World Series Champs Face 2011 Without Buster

It’s like losing your best friend for the summer. Sure, it will still be great and you’ll do lots of cool stuff and have a good time. But it just won’t be the same.

With Buster Posey’s injuries likely putting him out for the remainder of the 2011 season this is what the Giants organization, Posey’s team mates, and the Giants fan base have to deal with: the stunning shock of his loss, that feeling of losing your bearings and free-falling, then finding the grit to suck it up and keep moving ahead.

busterposeyThe rest of baseball, and the rest of the country, can’t begin to understand what Buster Posey means to the San Francisco Giants and to Giant fans. On the field he is a rock, directing the best pitching in the game the past year; at the plate he is a dangerous hitter who, when he finds his groove, can dominate a game, a series, a season. Posey batted 3rd in the order throughout the 2010 World Series– the last catcher to do that was Yogi Berra 54 years ago with the New York Yankees.

Since Posey was brought up mid-season last year there has been an ongoing public discussion about whether he should be moved to an infield position to avoid the inevitable wear and tear, injuries, and shortened career that faces virtually every MLB catcher. Throughout April and May this season, Posey has taken an inordinate number of foul tips off his mask, leaving games early twice after particularly bad hits.
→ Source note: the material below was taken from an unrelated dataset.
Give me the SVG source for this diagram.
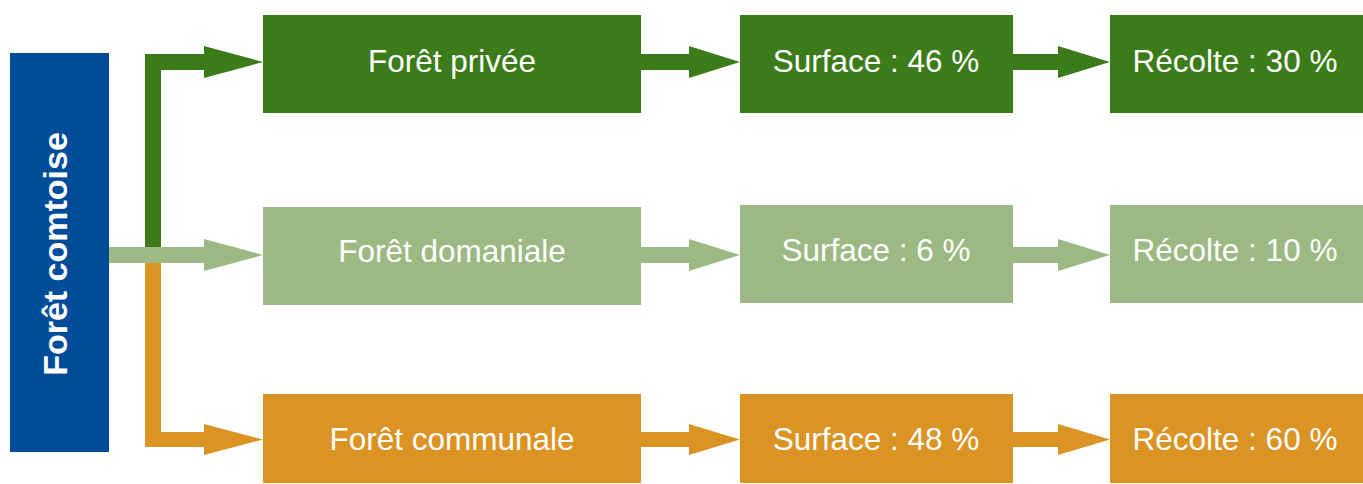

Forget about the obvious injuries, the threat of concussion is there every time a batter hits a foul tip. The Minnesota Twins have agonized over the future of their own All Star catcher Joe Mauer, one of the best pure hitters in the game. When an organization has hitters the caliber of Mauer or Posey, the decision to extend their careers by moving them from behind the plate will always be part of the ongoing conversation. The pressure, the second-guessing, and the concern will never go away.

How is Joe Mauer doing this year? He has played in only 9 games this season and is currently on the disabled list with bilateral leg weakness.